Con questo sistema, inoltre, si mette anche in discussione la segretezza delle fonti giornalistiche, come i cosiddetti whistleblowers che spesso hanno accesso a database riservati.

E’ stato infatti grazie a un informatore come Edward Snowden, ex tecnico della Cia e consulente della National Security Agency, che i giornali Guardian e il Washington Post hanno potuto pubblicare nel 2013 i dettagli dei programmi top secret di sorveglianza di massa sia telefonica che su internet messi in atto dal governo americano e da quello britannico. In quel caso Snowden ha rivelato ai giornalisti documenti secretati su programmi di intelligence e con le loro inchieste i due giornali hanno vinto il premio Pulitzer nel 2014.

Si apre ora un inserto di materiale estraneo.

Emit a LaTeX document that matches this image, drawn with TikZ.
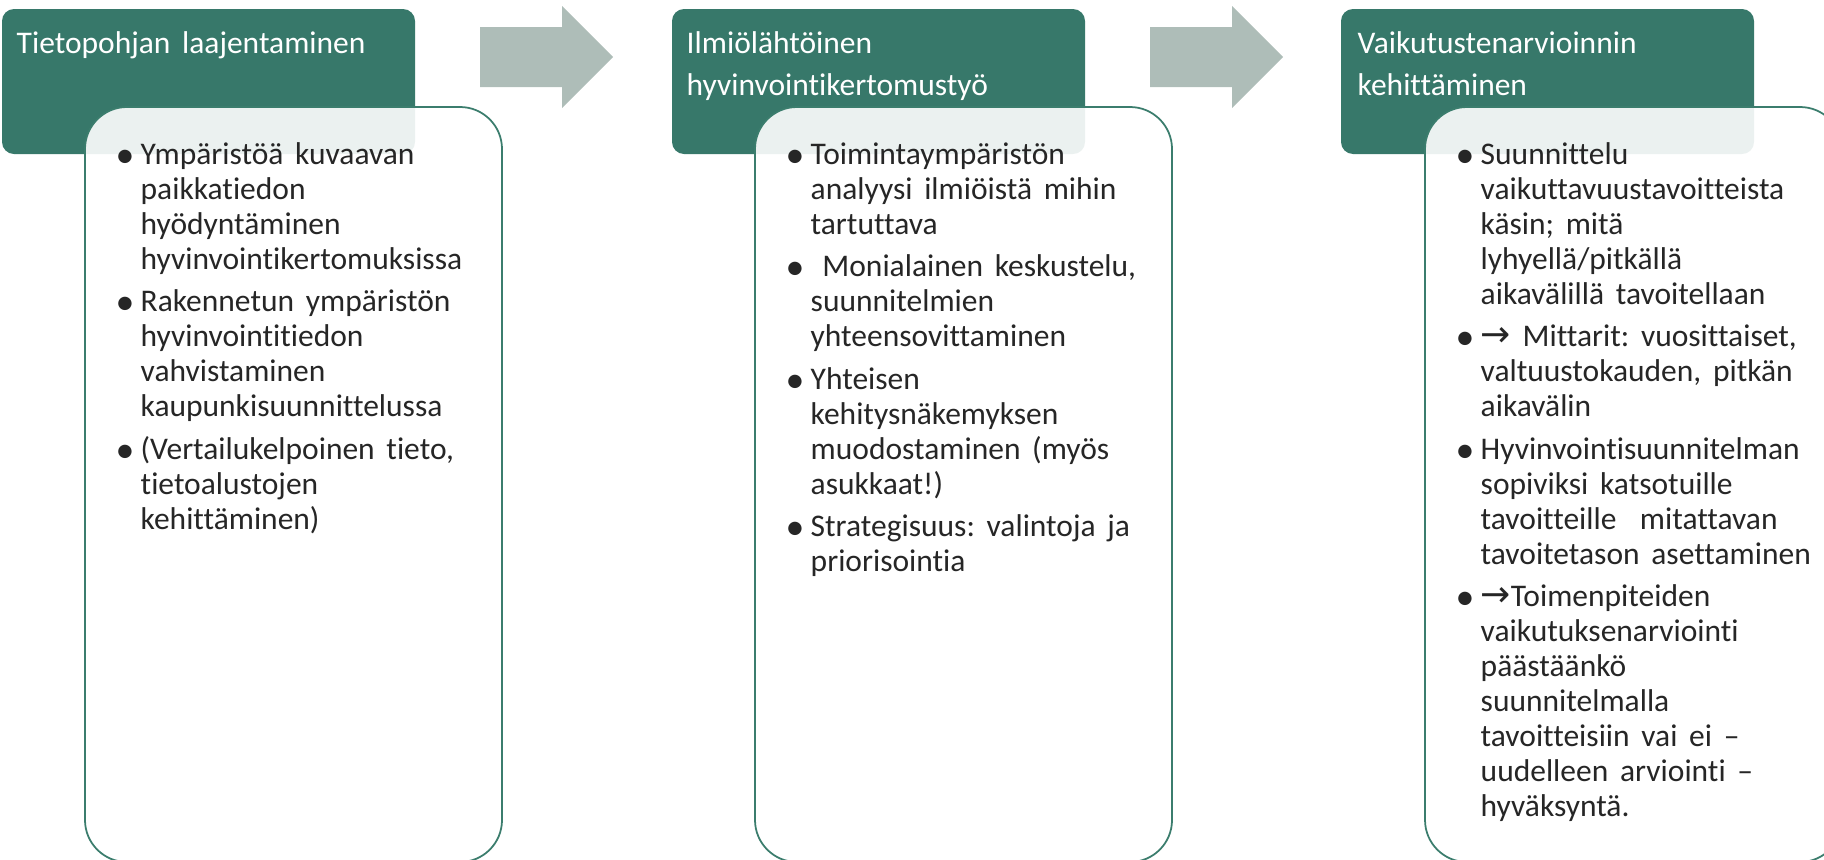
\documentclass[tikz,border=0pt]{standalone}
\usepackage{fontspec}
\setmainfont{Carlito}[Ligatures=NoCommon]
\newfontfamily\arrowfont{DejaVu Sans}

\definecolor{headgreen}{HTML}{37786A}
\definecolor{arrowgray}{HTML}{AEBDB8}
\definecolor{linegreen}{HTML}{3B7D6D}
\definecolor{bodytext}{HTML}{262626}

% one bullet point, hanging indent
\newcommand{\bitem}[1]{\hangindent=2.5mm\hangafter=1\noindent\makebox[2.5mm][l]{\raisebox{-0.3mm}{\scalebox{1.2}{\textbullet}}}#1\par}
\newcommand{\rarr}{{\arrowfont\fontsize{3.6mm}{3.5mm}\selectfont →}}
\newcommand{\headfont}{\fontsize{3.15mm}{3.7mm}\selectfont}
\newcommand{\bodyfont}{\fontsize{3.15mm}{3.5mm}\selectfont\frenchspacing\setlength{\parskip}{0.75mm}}

\begin{document}
\begin{tikzpicture}[x=0.1mm,y=-0.1mm,
  head box/.style={fill=headgreen,rounded corners=1.2mm},
  body box/.style={draw=linegreen,line width=0.5pt,fill=white,fill opacity=0.9,rounded corners=4.2mm},
  flow arrow/.style={fill=arrowgray},
  head text/.style={anchor=base west,inner sep=0pt,text=white,text width=39mm,align=left},
  body text/.style={anchor=base west,inner sep=0pt,text=bodytext,text width=40mm,align=left}]

  \useasboundingbox (0,0) rectangle (1824,859);

  % header boxes
  \foreach \x in {2,672,1341}
    \path[head box] (\x,9) rectangle ++(413,145);

  % arrows between the steps
  \foreach \x in {480,1150}
    \path[flow arrow] (\x,27) -- ++(82,0) -- ++(0,-21) -- ++(51,51)
      -- ++(-51,51) -- ++(0,-21) -- ++(-82,0) -- cycle;

  % content boxes
  \foreach \x in {85,755,1425}
    \draw[body box] (\x,107) rectangle ++(417,755);

  \node[head text] (h1) at (16,53) {\headfont Tietopohjan laajentaminen};
  \node[head text] (h2) at (686,53) {\headfont Ilmiölähtöinen\\hyvinvointikertomustyö};
  \node[head text] (h3) at (1357,53) {\headfont Vaikutustenarvioinnin\\kehittäminen};

  \node[body text] (b1) at (115,164) {\bodyfont%
    \bitem{Ympäristöä kuvaavan\newline paikkatiedon\newline hyödyntäminen\newline hyvinvointikertomuksissa}%
    \bitem{Rakennetun ympäristön\newline hyvinvointitiedon\newline vahvistaminen\newline kaupunkisuunnittelussa}%
    \bitem{(Vertailukelpoinen tieto,\newline tietoalustojen\newline kehittäminen)}};

  \node[body text] (b2) at (785,164) {\bodyfont%
    \bitem{Toimintaympäristön\newline analyysi ilmiöistä mihin\newline tartuttava}%
    \bitem{\ Monialainen keskustelu,\newline suunnitelmien\newline yhteensovittaminen}%
    \bitem{Yhteisen\newline kehitysnäkemyksen\newline muodostaminen (myös\newline asukkaat!)}%
    \bitem{Strategisuus: valintoja ja\newline priorisointia}};

  \node[body text] (b3) at (1455,164) {\bodyfont%
    \bitem{Suunnittelu\newline vaikuttavuustavoitteista\newline käsin; mitä\newline lyhyellä/pitkällä\newline aikavälillä tavoitellaan}%
    \bitem{\rarr\ Mittarit: vuosittaiset,\newline valtuustokauden, pitkän\newline aikavälin}%
    \bitem{Hyvinvointisuunnitelman\newline sopiviksi katsotuille\newline tavoitteille\ \ mitattavan\newline tavoitetason asettaminen}%
    \bitem{\rarr Toimenpiteiden\newline vaikutuksenarviointi\newline päästäänkö\newline suunnitelmalla\newline tavoitteisiin vai ei –\newline uudelleen arviointi –\newline hyväksyntä.}};
\end{tikzpicture}
\end{document}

Lo stesso è successo nel 2017, quando il Pulitzer è stato assegnato al team internazionale di giornalisti autori dell'inchiesta Panama Papers, condotta dal Süddeutsche Zeitung e dal consorzio internazionale di giornalisti d'inchiesta ICIJ. Anche in quel caso, tutto è nato grazie alla divulgazione illecita di 11,5 milioni di documenti che mettevano in luce i legami tra il paradiso fiscale panamense e personalità di primo piano in molti paesi del mondo. Documentazione segreta e riservata, infine, era anche quella che ha permesso di far conoscere i dossier sui detenuti della prigione di Guantánamo, divulgati da Wikileaks, l’organizzazione fondata da Julian Assange. In Italia, anche il caso Vatileaks, sugli scandali finanziari del Vaticano del 2012 e del 2015 è emerso in seguito alla diffusione di informazioni riservate e documenti interni.

Se passassero gli emendamenti al ddl Cybersecurity, invece di aspirare al Pulitzer i giornalisti rischieranno la galera.